The problem is, that if challenged to present any evidence that Livingstone showed no evidence of being interested in them, he’d be hard pressed to get beyond a few sensationalist headlines. Of course, Gilligan is the sort of journalist who can find a dastardly pro-multicultural plot in the decision to retire the Routemaster, but in reality the key policy planks of the Livingstone mayoralty were race blind: do the white working classes not benefit from improved bus services, reduced fares for those on income support, increased construction of affordable housing, employment from the Olympics, Crossrail, a coherent climate change strategy or a thought-through skills strategy? Apparently not in Standard-world. Should the Mayor of the (probably) world’s most diverse city not consider the differing needs and challenges of the variety of groups that make up its population and formulate strategies to address those needs? Again, apparently not. Should the Mayor make efforts to tackle poverty and exclusion in the city? Definitely not, because ethnic minorities are disproportionately represented amongst the poor and the excluded – and when the right-wing media works that out, it’ll say you only care about them.

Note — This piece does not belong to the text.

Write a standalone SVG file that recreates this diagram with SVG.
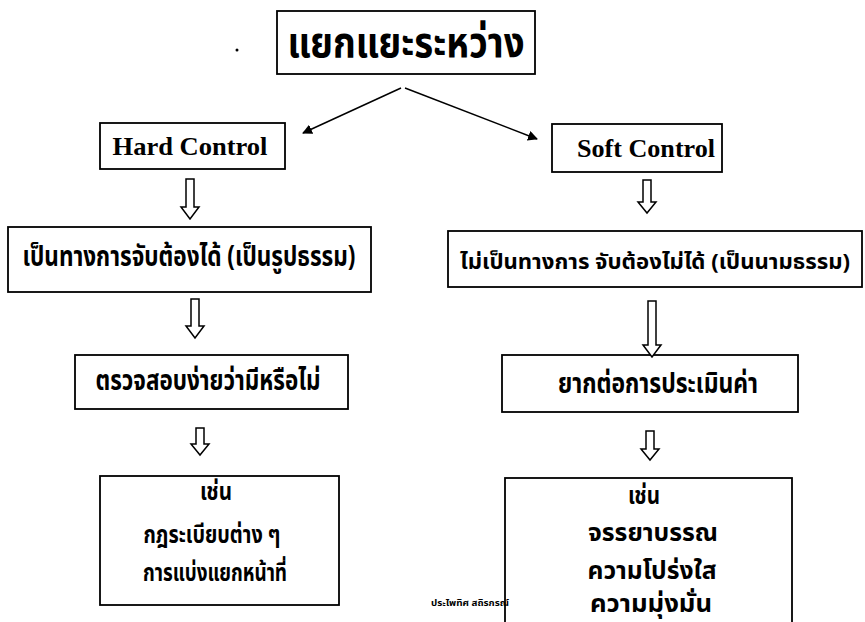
<svg xmlns="http://www.w3.org/2000/svg" width="865" height="622" viewBox="0 0 865 622">
<style>
.box{fill:#fff;stroke:#000;stroke-width:1.8}
.th{font-family:"Noto Sans Thai","Noto Sans","DejaVu Sans",sans-serif;font-weight:bold;fill:#000;text-anchor:middle}
.en{font-family:"Liberation Serif","Times New Roman",serif;font-weight:bold;fill:#000;text-anchor:middle}
.ln{stroke:#000;stroke-width:1.5;fill:none}
.ha{fill:#fff;stroke:#000;stroke-width:1.5}
</style>
<defs>
<marker id="ah" viewBox="0 0 10 10" refX="9" refY="5" markerWidth="10" markerHeight="10" markerUnits="userSpaceOnUse" orient="auto">
<path d="M0,0 L10,5 L0,10 Z" fill="#000"/>
</marker>
</defs>
<rect width="865" height="622" fill="#fff"/>
<circle cx="237" cy="50" r="1.5" fill="#000"/>
<g id="top">
<rect class="box" x="277" y="11" width="258" height="63"/>
<text class="th" x="406" y="57" font-size="42" textLength="237" lengthAdjust="spacingAndGlyphs">แยกแยะระหว่าง</text>
</g>
<g id="hard">
<rect class="box" x="100" y="123" width="185" height="46"/>
<text class="en" x="190" y="155" font-size="26" textLength="155" lengthAdjust="spacingAndGlyphs">Hard Control</text>
</g>
<g id="soft">
<rect class="box" x="552" y="124" width="170" height="48"/>
<text class="en" x="646" y="157" font-size="26" textLength="138" lengthAdjust="spacingAndGlyphs">Soft Control</text>
</g>
<g id="hard2">
<rect class="box" x="8" y="227" width="363" height="65"/>
<text class="th" x="189" y="266" font-size="28" textLength="333" lengthAdjust="spacingAndGlyphs">เป็นทางการจับต้องได้ (เป็นรูปธรรม)</text>
</g>
<g id="soft2">
<rect class="box" x="448" y="231" width="414" height="56"/>
<text class="th" x="655" y="269" font-size="22" textLength="390" lengthAdjust="spacingAndGlyphs">ไม่เป็นทางการ จับต้องไม่ได้ (เป็นนามธรรม)</text>
</g>
<g id="hard3">
<rect class="box" x="75" y="355" width="273" height="54"/>
<text class="th" x="208" y="390" font-size="28" textLength="225" lengthAdjust="spacingAndGlyphs">ตรวจสอบง่ายว่ามีหรือไม่</text>
</g>
<g id="soft3">
<rect class="box" x="502" y="355" width="296" height="57"/>
<text class="th" x="658" y="393" font-size="28" textLength="200" lengthAdjust="spacingAndGlyphs">ยากต่อการประเมินค่า</text>
</g>
<g id="hard4">
<rect class="box" x="100" y="476" width="239" height="129"/>
<text class="th" x="216" y="500" font-size="24" textLength="32" lengthAdjust="spacingAndGlyphs">เช่น</text>
<text class="th" x="212" y="543" font-size="24" textLength="137" lengthAdjust="spacingAndGlyphs">กฎระเบียบต่าง ๆ</text>
<text class="th" x="215" y="581" font-size="24" textLength="144" lengthAdjust="spacingAndGlyphs">การแบ่งแยกหน้าที่</text>
</g>
<g id="soft4">
<rect class="box" x="505" y="478" width="287" height="160"/>
<text class="th" x="644" y="504" font-size="24" textLength="32" lengthAdjust="spacingAndGlyphs">เช่น</text>
<text class="th" x="653" y="541" font-size="24" textLength="130" lengthAdjust="spacingAndGlyphs">จรรยาบรรณ</text>
<text class="th" x="652" y="579" font-size="24" textLength="129" lengthAdjust="spacingAndGlyphs">ความโปร่งใส</text>
<text class="th" x="651" y="612" font-size="24" textLength="122" lengthAdjust="spacingAndGlyphs">ความมุ่งมั่น</text>
</g>
<g id="credit">
<text class="th" x="470" y="606" font-size="9" textLength="78" lengthAdjust="spacingAndGlyphs">ประไพทิศ  สถิรกรณ์</text>
</g>
<g id="connectors">
<line class="ln" x1="401" y1="88" x2="303" y2="133" marker-end="url(#ah)"/>
<line class="ln" x1="405" y1="88" x2="537" y2="139" marker-end="url(#ah)"/>
<path class="ha" d="M186,179 V207 H181 L190,219 L199,207 H194 V179 Z"/>
<path class="ha" d="M643,180 V202 H638 L647,213 L656,202 H651 V180 Z"/>
<path class="ha" d="M191,299 V326 H186 L195,338 L204,326 H199 V299 Z"/>
<path class="ha" d="M648,301 V345 H643 L652,357 L661,345 H656 V301 Z"/>
<path class="ha" d="M196,428 V444 H191 L200,455 L209,444 H204 V428 Z"/>
<path class="ha" d="M646,431 V449 H641 L650,460 L659,449 H654 V431 Z"/>
</g>
</svg>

The politics of race is played out far more in the selective reporting of London’s (and the nation’s) media than it is by any mainstream politician. It is a media that runs spurious stories claiming that ‘suicide bombers’ are running Livingstone’s campaign, or that a TfL board member with the highest possible security clearance is in fact a Sri Lankan terrorist, or manages to imply that every BME-led LDA-funded organisation is corrupt or poor value for money (still waiting for those prosecutions, by the way) that does most to racialise the electorate and – sadly – plays into the hands of the BNP. It is this divisive agenda which creates a sense of victimhood and ‘them and us’ amongst members of the white working class.
Mr Gilligan concludes:
The BNP’s real asset is not its rather attenuated, and this week distinctly embarrassed, membership. It’s the way in which some in mainstream politics play into its rotten hands.
Yes, some mainstream politicians are to blame for boosting the BNP, but it is largely those who help to give credence to some of the most ludicrous scare stories carried by the sections of the media of which Mr Gilligan is an all too willing advocate. Mr Gilligan, let us not forget, is the man who defended Boris’ removal of anti-racism from the agenda of the Rise Festival by saying that anti-racism didn’t need to be made ‘fashionable’ anymore. The fact that the BNP exist with 12,000 members, numerous councillors and a London Assembly member prove how wrong he is.